Его жинка, "шибко партейная дама", как он выразился однажды, не переваривала политических разговоров в домашней обстановке, а тем паче, за рюмкой, когда языки, не дай бог, могут развязаться. Недаром же она просила меня не обобщать. Она свято верила каждому слову, прочитанному в газете и услышанному по радио, даже если вчера читала или слышала совсем другое. Она умела тут же стереть из памяти вчерашние слова.
Но, веря газете "Правда", она не верила людям. Даже при Косте она разговаривала не своими словами, а вызубренными из газет. Может быть, она притворялась? Но выходило у нее так естественно. Вероятно, притворство стало ее естеством. Каждый, не отмеченный свыше особой печатью человек был у нее на подозрении по идейной части. Она укоризненно покачала головой, когда я, как бы захмелев, весело разошелся насчет анкеты дочерей Маркса. Я запомнил ее почти всю наизусть еще с той поры, как прочел в одной из "антисоветских" листовок оппозиции. Наша шибко партейная дама не знала, что эта тема – табу, но чутьем улавливала неладное. А я назло ей поднимал рюмку за марксов девиз: "Подвергай все сомнению". Она этот девиз не разделяла. Ей внушили другой: "Подвергай ВСЕХ сомнению! Не верь никому! Не делись ни с кем! Подозревай каждого!"

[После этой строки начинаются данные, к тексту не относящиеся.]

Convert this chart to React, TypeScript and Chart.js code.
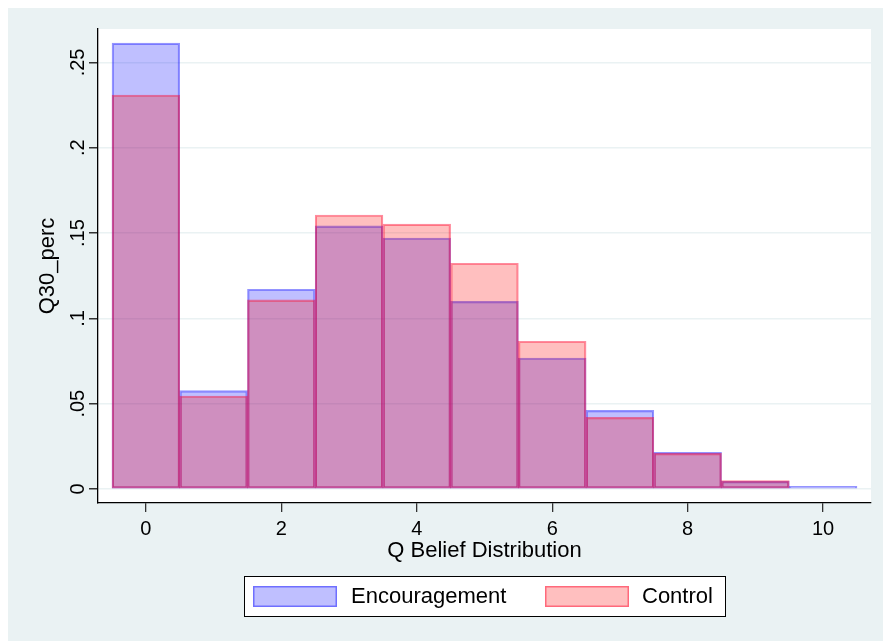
import React, { useEffect, useRef } from "react";
import { Chart, registerables } from "chart.js";
Chart.register(...registerables);

const bins = [0, 1, 2, 3, 4, 5, 6, 7, 8, 9, 10];
const encouragement = [0.2613, 0.0577, 0.1171, 0.1542, 0.1471, 0.11, 0.0768, 0.0461, 0.0215, 0.0045, 0.0016];
const control: (number | null)[] = [0.2309, 0.0545, 0.1108, 0.1606, 0.1552, 0.1323, 0.0866, 0.042, 0.0209, 0.0049, null];
const xTicks = [0, 2, 4, 6, 8, 10];
const yTicks = [0, 0.05, 0.1, 0.15, 0.2, 0.25];
const yTickLabels = ["0", ".05", ".1", ".15", ".2", ".25"];
const seriesNames = ["Encouragement", "Control"];
const xTitle = "Q Belief Distribution";
const yTitle = "Q30_perc";

const BG = "rgb(234,242,243)";
const FONT = "'Liberation Sans', Arial, Helvetica, sans-serif";
const FS = 22;
const TFS = 20;
const blueFill = "rgba(0,0,255,0.25)";
const blueLine = "rgba(0,0,255,0.42)";
const redFill = "rgba(255,0,0,0.25)";
const redLine = "rgba(255,0,40,0.45)";

const stataPlugin = {
  id: "stataLook",
  beforeDraw(chart: any) {
    const { ctx, width, height, chartArea } = chart;
    ctx.save();
    ctx.fillStyle = BG;
    ctx.fillRect(0, 0, width, height);
    ctx.fillStyle = "#ffffff";
    ctx.fillRect(chartArea.left, chartArea.top, chartArea.right - chartArea.left, chartArea.bottom - chartArea.top);
    ctx.restore();
  },
  afterDraw(chart: any) {
    const { ctx } = chart;
    const ys = chart.scales.y;
    ctx.save();
    ctx.fillStyle = "#000";
    ctx.font = `${TFS}px ${FONT}`;
    ctx.textAlign = "center";
    ctx.textBaseline = "middle";
    yTicks.forEach((v, i) => {
      const py = ys.getPixelForValue(v);
      ctx.save();
      ctx.translate(70, py);
      ctx.rotate(-Math.PI / 2);
      ctx.fillText(yTickLabels[i], 0, 0);
      ctx.restore();
    });
    const L = { x: 236, y: 568, w: 481, h: 40 };
    ctx.fillStyle = "#fff";
    ctx.fillRect(L.x, L.y, L.w, L.h);
    ctx.strokeStyle = "#000";
    ctx.lineWidth = 1;
    ctx.strokeRect(L.x + 0.5, L.y + 0.5, L.w, L.h);
    const items = [
      { name: seriesNames[0], fill: blueFill, line: blueLine, sx: 245, tx: 343 },
      { name: seriesNames[1], fill: redFill, line: redLine, sx: 537, tx: 634 },
    ];
    items.forEach((it) => {
      ctx.fillStyle = it.fill;
      ctx.fillRect(it.sx, 578, 84, 21);
      ctx.strokeStyle = it.line;
      ctx.lineWidth = 1.5;
      ctx.strokeRect(it.sx + 0.75, 578.75, 82.5, 19.5);
      ctx.fillStyle = "#000";
      ctx.textAlign = "left";
      ctx.textBaseline = "middle";
      ctx.font = `${FS}px ${FONT}`;
      ctx.fillText(it.name, it.tx, 589);
    });
    ctx.restore();
  },
};

export default function App() {
  const ref = useRef<HTMLCanvasElement | null>(null);
  useEffect(() => {
    if (!ref.current) return;
    const chart = new Chart(ref.current, {
      type: "bar",
      data: {
        datasets: [
          {
            label: seriesNames[0],
            data: bins.map((b, i) => ({ x: b, y: encouragement[i] })),
            backgroundColor: blueFill,
            borderColor: blueLine,
            borderWidth: 1.5,
            borderSkipped: false,
            categoryPercentage: 1,
            barPercentage: 1,
            grouped: false,
            order: 2,
          },
          {
            label: seriesNames[1],
            data: bins.map((b, i) => ({ x: b, y: control[i] })),
            backgroundColor: redFill,
            borderColor: redLine,
            borderWidth: 1.5,
            borderSkipped: false,
            categoryPercentage: 1,
            barPercentage: 1,
            grouped: false,
            order: 1,
          },
        ],
      } as any,
      options: {
        animation: false,
        responsive: false,
        maintainAspectRatio: false,
        layout: { padding: { left: 27, top: 21, right: 12, bottom: 76.8 } },
        plugins: { legend: { display: false }, tooltip: { enabled: false }, title: { display: false } },
        scales: {
          x: {
            type: "linear",
            min: -0.707,
            max: 10.707,
            offset: false,
            afterBuildTicks: (s: any) => {
              s.ticks = xTicks.map((v) => ({ value: v }));
            },
            afterFit: (s: any) => {
              s.height = 61.2;
            },
            grid: { display: true, drawOnChartArea: false, drawTicks: true, tickLength: 9, tickColor: "#333", offset: false, lineWidth: 1.3 },
            border: { display: true, color: "#000", width: 1.3 },
            ticks: { color: "#000", font: { family: FONT, size: TFS }, padding: 5.5, maxRotation: 0, autoSkip: false },
            title: { display: true, text: xTitle, color: "#000", font: { family: FONT, size: FS }, padding: 0 },
          },
          y: {
            type: "linear",
            min: -0.0082,
            max: 0.2696,
            afterBuildTicks: (s: any) => {
              s.ticks = yTicks.map((v) => ({ value: v }));
            },
            afterFit: (s: any) => {
              s.width = 90 - 27;
            },
            grid: { display: true, drawOnChartArea: true, drawTicks: true, tickLength: 9, color: BG, tickColor: "#333", lineWidth: 1.5 },
            border: { display: true, color: "#000", width: 1.3 },
            ticks: { display: false },
            title: { display: true, text: yTitle, color: "#000", font: { family: FONT, size: FS }, padding: 0 },
          },
        },
      } as any,
      plugins: [stataPlugin],
    });
    return () => chart.destroy();
  }, []);
  return (
    <div style={{ position: "absolute", left: 8, top: 8, width: 875, height: 633 }}>
      <canvas ref={ref} width={875} height={633} style={{ display: "block", width: 875, height: 633 }} />
    </div>
  );
}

И не ее вина, если из этих идеологических правил она сделала наилучший и вполне логичный практический вывод: поменьше о политике! Донесут! Если вы вспомните кузнеца Семена Слободского, предлагавшего вместо политики поговорить о бабах, то увидите, что лагерь мало чем отличался от воли, по крайней мере, в этой области.
Пока я жил в Кирове, меня несколько раз вызывали в "органы" и писали протоколы: где бываю, что делаю, не делюсь ли лагерными тайнами. Костю тоже вызывали.
В армию Костю призвали раньше меня, он был моложе. Судимость по политической статье значила немало. По-видимому, сначала предполагали вообще не мобилизовать нас в армию – так я понял из бесед в "органах". Костю направили в трудовые части. Мобилизованный позже, я попал во фронтовые. Вне сомнения, военкомат получил и передал по цепи сведения о моей судимости. Меня направили в пехотную роту, при формировании перевели в пулеметную, как я и хотел. С первого до последнего дня службы я был рядовым – пришел и ушел солдатом.